Software glitches are the chief cause of equity trading outages, according to a new report from the International Organization for Securities Commissions (IOSCO).
The umbrella group of global regulators published a report that examined market outages between 2018 and 2022, and found that software failures were the primary cause.
In particular, failed updates, unexpected and invalid instructions from exchange members, and delays in restarting trading systems after scheduled maintenance caused the majority of outages.
Hardware issues, including memory-module failures, power disruptions and storage appliance problems, accounted for the next largest share of outages. In some case, both hardware and software issues were involved.
Other sources of trading disruptions included operational and system capacity issues, network problems and events such as fire alarms.
“Market outages can be highly disruptive, particularly if they occur on a listing trading venue, potentially impacting price discovery, market resilience and the integrity of financial markets more broadly,” IOSCO noted, adding that outages can significantly impact market participants such as traders, investors and brokerage firms.

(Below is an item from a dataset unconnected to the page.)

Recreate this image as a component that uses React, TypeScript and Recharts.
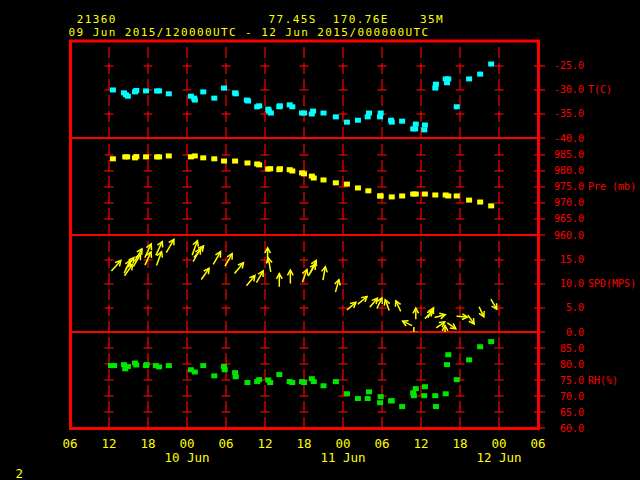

IOSCO’s report proposed a series of practices designed to improve market-wide resilience in the event of outages, including publishing outage plans, implementing communications plans that ensure market players get timely status updates and understand reopening plans, and developing processes and procedures for holding a closing auction or establishing alternative closing prices in situations where trading is disrupted.
The report also recommended regulators conduct thorough post-mortems on disruption incidents and undertake remediation, with the goal of preventing future outages and improving trading venues’ responsiveness.
“These good practices aim to assist regulators, trading venues and market participants in preparing for, and managing, future market outages and thereby helping improve market-wide resilience,” IOSCO said.
While the report focuses on listed equities trading venues, IOSCO said its findings are also relevant to derivatives trading venues and non-listing markets, among others.
The consultation on the issues raised in the report and IOSCO’s recommendations runs until March 1, 2024.